Scott Pilgrim vs. The World–The punch heard round the world. Scott and his sucky band are on stage during a battle of the bands and stunned when Scott is singled out and challenged by Ramona’s first evil ex boyfriend. “Didn’t you get my e-mail?” the villain says to a clueless Scott. He has no idea what to do but just then his roommate screams “fight!” And like a robot that has just been activated Scott does just that, punching the advancing ex with an emphatic thud. Director Edgar Wright captures this kinetic moment brilliantly. We can practically feel the contact. One of the most visceral action movie moments of all time does not need blood or viscera but just a good sense of humor and a mighty wallop. Roadrunner would be proud. Moments like this exist to let Chris Tucker say “You got knocked dafuckout!”
I Am Love–The birds and the bees. I Am Love is a film full of beautiful sets and costumes and drama. All the period movie repressions are let loose in this shot/scene and the feeling is both sexy and liberating. Two naked lovers embrace outside. Nature, flowers, bugs and boobs. Primordial extacy.
Dogtooth–Party! Music! Balloons! Crazy people!
Scott Pilgrim vs. the World–Sorry for the crappy resolution (and the visible pause sign) but I captured this show on my iPhone. I just had to. Because a really funny throwaway gag is always appreciated. And just think, the film has a funny shot like this every few seconds! While I’ve been a fan of Chris Evans since Cellular (and of course Sunshine) I loved his ability to poke fun at himself and big name actors like Tom Cruse (Action Doctor is vintage Mission: Impossible). So, yeah, here are some of the movies you can expect to see Lucas Lee in. My favorite is I Hope There’s a Heaven because it looks like something Zach Ephron just starred in. As fake movies within movies go, these are some of the best.

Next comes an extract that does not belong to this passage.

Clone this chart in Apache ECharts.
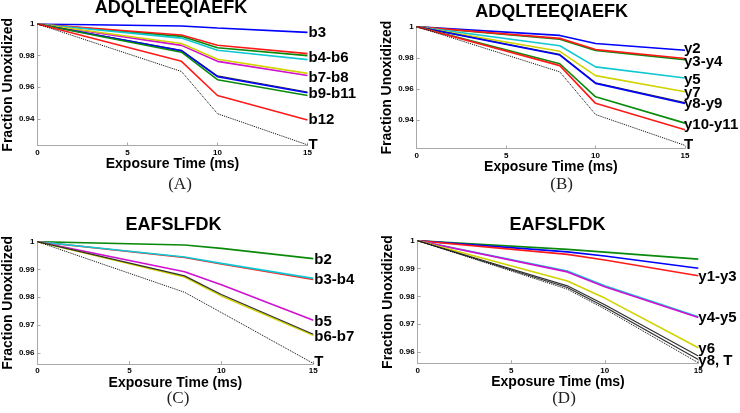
<!DOCTYPE html>
<html><head><meta charset="utf-8">
<script src="https://cdn.jsdelivr.net/npm/echarts@6/dist/echarts.min.js"></script>
<style>html,body{margin:0;padding:0;background:#fff}#c{width:740px;height:413px}</style>
</head><body><div id="c"></div>
<script>
// ---------- data ----------
const xValues = [0, 8, 10, 15];
const xTicks = [0, 5, 10, 15];
const xAxisTitle = 'Exposure Time (ms)';
const yAxisTitle = 'Fraction Unoxidized';

// Panel A  (ADQLTEEQIAEFK, b ions)
const titleA = 'ADQLTEEQIAEFK';
const A_b3  = [1, 0.9987, 0.9975, 0.9947];
const A_b4  = [1, 0.9922, 0.9850, 0.9800];
const A_b5  = [1, 0.9930, 0.9866, 0.9813];
const A_b6  = [1, 0.9911, 0.9834, 0.9775];
const A_b7  = [1, 0.9865, 0.9764, 0.9674];
const A_b8  = [1, 0.9877, 0.9777, 0.9688];
const A_b9  = [1, 0.9834, 0.9672, 0.9570];
const A_b10 = [1, 0.9830, 0.9667, 0.9565];
const A_b11 = [1, 0.9822, 0.9648, 0.9548];
const A_b12 = [1, 0.9764, 0.9548, 0.9393];
const A_T   = [1, 0.9700, 0.9433, 0.9236];
const A_yTicks = [0.94, 0.96, 0.98, 1];
const A_yMin = 0.9232;
const A_labelText = ['b3', 'b4-b6', 'b7-b8', 'b9-b11', 'b12', 'T'];
const A_labelY    = [0.9947, 0.9783, 0.9661, 0.9559, 0.9395, 0.9238];

// Panel B  (ADQLTEEQIAEFK, y ions)
const titleB = 'ADQLTEEQIAEFK';
const B_y2  = [1, 0.9944, 0.9892, 0.9849];
const B_y3  = [1, 0.9920, 0.9848, 0.9788];
const B_y4  = [1, 0.9925, 0.9853, 0.9796];
const B_y5  = [1, 0.9878, 0.9742, 0.9671];
const B_y7  = [1, 0.9842, 0.9686, 0.9582];
const B_y8  = [1, 0.9822, 0.9640, 0.9512];
const B_y9  = [1, 0.9818, 0.9636, 0.9507];
const B_y10 = [1, 0.9762, 0.9550, 0.9381];
const B_y11 = [1, 0.9750, 0.9508, 0.9338];
const B_T   = [1, 0.9710, 0.9436, 0.9238];
const B_yTicks = [0.94, 0.96, 0.98, 1];
const B_yMin = 0.9218;
const B_labelText = ['y2', 'y3-y4', 'y5', 'y7', 'y8-y9', 'y10-y11', 'T'];
const B_labelY    = [0.9855, 0.9773, 0.9658, 0.9573, 0.9503, 0.9370, 0.9240];

// Panel C  (EAFSLFDK, b ions)
const titleC = 'EAFSLFDK';
const C_b2 = [1, 0.9988, 0.9976, 0.9939];
const C_b3 = [1, 0.9943, 0.9920, 0.9864];
const C_b4 = [1, 0.9945, 0.9922, 0.9868];
const C_b5 = [1, 0.9892, 0.9845, 0.9717];
const C_b6 = [1, 0.9873, 0.9805, 0.9663];
const C_b7 = [1, 0.9877, 0.9810, 0.9667];
const C_T  = [1, 0.9818, 0.9745, 0.9562];
const C_yTicks = [0.96, 0.97, 0.98, 0.99, 1];
const C_yMin = 0.9560;
const C_labelText = ['b2', 'b3-b4', 'b5', 'b6-b7', 'T'];
const C_labelY    = [0.9934, 0.9863, 0.9713, 0.9657, 0.9566];

// Panel D  (EAFSLFDK, y ions)
const titleD = 'EAFSLFDK';
const D_y1 = [1, 0.9969, 0.9959, 0.9934];
const D_y2 = [1, 0.9960, 0.9945, 0.9901];
const D_y3 = [1, 0.9951, 0.9931, 0.9874];
const D_y4 = [1, 0.9891, 0.9838, 0.9727];
const D_y5 = [1, 0.9888, 0.9835, 0.9724];
const D_y6 = [1, 0.9855, 0.9794, 0.9616];
const D_y7 = [1, 0.9838, 0.9770, 0.9586];
const D_y8 = [1, 0.9832, 0.9762, 0.9574];
const D_T  = [1, 0.9826, 0.9755, 0.9562];
const D_yTicks = [0.96, 0.97, 0.98, 0.99, 1];
const D_yMin = 0.9560;
const D_labelText = ['y1-y3', 'y4-y5', 'y6', 'y8, T'];
const D_labelY    = [0.9869, 0.9723, 0.9613, 0.9569];

const subLabels = ['(A)', '(B)', '(C)', '(D)'];

// ---------- styles ----------
const COL = {b:'#0000ff', g:'#0a8a0a', r:'#ff1a1a', c:'#10c8d2', m:'#d010d0', y:'#d2d200', k:'#303030', T:'#000000'};
const SANS = '"Liberation Sans", Arial, sans-serif';

const panels = [
  {title:titleA, tx:171, ty:8.5, grid:{left:33.5, top:24, width:274, height:121.5},
   yTicks:A_yTicks, yMin:A_yMin, labelText:A_labelText, labelY:A_labelY, labelDx:0,
   sub:subLabels[0], sx:180, sy:185,
   series:[['b3',A_b3,'b'],['b4',A_b4,'g'],['b5',A_b5,'r'],['b6',A_b6,'c'],['b7',A_b7,'m'],['b8',A_b8,'y'],
           ['b9',A_b9,'k'],['b10',A_b10,'b'],['b11',A_b11,'g'],['b12',A_b12,'r'],['T',A_T,'T']]},
  {title:titleB, tx:551.7, ty:11.7, grid:{left:416.7, top:26.7, width:268.3, height:121.8},
   yTicks:B_yTicks, yMin:B_yMin, labelText:B_labelText, labelY:B_labelY, labelDx:-2,
   sub:subLabels[1], sx:561.7, sy:185,
   series:[['y2',B_y2,'b'],['y3',B_y3,'g'],['y4',B_y4,'r'],['y5',B_y5,'c'],['y7',B_y7,'y'],
           ['y8',B_y8,'k'],['y9',B_y9,'b'],['y10',B_y10,'g'],['y11',B_y11,'r'],['T',B_T,'T']]},
  {title:titleC, tx:173.5, ty:225, grid:{left:34.3, top:241.7, width:279, height:122.3},
   yTicks:C_yTicks, yMin:C_yMin, labelText:C_labelText, labelY:C_labelY, labelDx:0,
   sub:subLabels[2], sx:178, sy:399,
   series:[['b2',C_b2,'g'],['b3',C_b3,'r'],['b4',C_b4,'c'],['b5',C_b5,'m'],['b6',C_b6,'y'],['b7',C_b7,'k'],['T',C_T,'T']]},
  {title:titleD, tx:557.5, ty:225, grid:{left:417.7, top:240.7, width:280.6, height:122.6},
   yTicks:D_yTicks, yMin:D_yMin, labelText:D_labelText, labelY:D_labelY, labelDx:-1,
   sub:subLabels[3], sx:564, sy:399,
   series:[['y1',D_y1,'g'],['y2',D_y2,'b'],['y3',D_y3,'r'],['y4',D_y4,'c'],['y5',D_y5,'m'],['y6',D_y6,'y'],
           ['y7',D_y7,'k'],['y8',D_y8,'k'],['T',D_T,'T']]}
];

function fmt(v){ return String(parseFloat(v.toFixed(4))); }

const grid = [], xAxis = [], yAxis = [], series = [], graphic = [];
panels.forEach((p, i) => {
  grid.push(Object.assign({containLabel:false}, p.grid));
  xAxis.push({
    type:'value', gridIndex:i, min:0, max:15, interval:5,
    name:xAxisTitle, nameLocation:'middle', nameGap:10,
    nameTextStyle:{fontFamily:SANS, fontWeight:'bold', fontSize:14, color:'#000', verticalAlign:'top'},
    axisLine:{show:true, onZero:false, lineStyle:{color:'#a8a8a8', width:1}},
    axisTick:{show:true, inside:true, length:3, lineStyle:{color:'#a8a8a8'}},
    axisLabel:{show:true, margin:3, fontFamily:SANS, fontWeight:'bold', fontSize:8, color:'#000',
               formatter:v=>fmt(v)},
    splitLine:{show:false}
  });
  yAxis.push({
    type:'value', gridIndex:i, min:p.yMin, max:1,
    name:yAxisTitle, nameLocation:'middle', nameGap:20, nameRotate:90,
    nameTextStyle:{fontFamily:SANS, fontWeight:'bold', fontSize:14, color:'#000'},
    axisLine:{show:true, onZero:false, lineStyle:{color:'#a8a8a8', width:1}},
    axisTick:{show:true, inside:true, length:3, customValues:p.yTicks, lineStyle:{color:'#a8a8a8'}},
    axisLabel:{show:true, margin:3, customValues:p.yTicks, fontFamily:SANS, fontWeight:'bold', fontSize:8, color:'#000',
               formatter:v=>fmt(v)},
    splitLine:{show:false}
  });
  p.series.forEach(([name, vals, ck]) => {
    const isT = ck === 'T';
    series.push({
      type:'line', name:name, xAxisIndex:i, yAxisIndex:i,
      data:xValues.map((x, j) => [x, vals[j]]),
      symbol:'none', showSymbol:false, silent:true, animation:false,
      lineStyle:{color:COL[ck], width:isT ? 1 : (ck==='k' ? 1.2 : 1.6), type:isT ? 'dotted' : 'solid'}
    });
  });
  series.push({
    type:'scatter', xAxisIndex:i, yAxisIndex:i, silent:true, animation:false,
    data:p.labelText.map((t, j) => [15, p.labelY[j], t]),
    symbolSize:0, itemStyle:{color:'#000', opacity:1}, clip:false, z:10,
    label:{show:true, position:'right', distance:1, offset:[p.labelDx, 0], formatter:q => q.data[2],
           fontFamily:SANS, fontWeight:'bold', fontSize:15, color:'#000', opacity:1,
           textBorderWidth:0}
  });
  graphic.push({type:'text', x:p.tx, y:p.ty, silent:true,
    style:{text:p.title, fontFamily:SANS, fontWeight:'bold', fontSize:18, fill:'#000', align:'center', verticalAlign:'middle'}});
  graphic.push({type:'text', x:p.sx, y:p.sy, silent:true,
    style:{text:p.sub, fontFamily:'"Liberation Serif", "DejaVu Serif", serif', fontSize:17, fill:'#222', align:'center', verticalAlign:'middle'}});
});

const chart = echarts.init(document.getElementById('c'), null, {renderer:'canvas'});
chart.setOption({backgroundColor:'#fff', animation:false, grid, xAxis, yAxis, series, graphic});
</script></body></html>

Inception–Very last shot of the movie. The top is spinning and nobody will ever know if it will stop (reality) or keep going (dream!). A coy way of ending a coy(er) film to be sure but one that is iconic and went on to grab everyone’s attention in 2010. Personally, I could care less to explore the narrative significance involved in this shot because the film didn’t earn my interest up to this point but I know a great moment/shot when I see one. It will be in people’s minds long after the meaningless plot fads away into obscurity.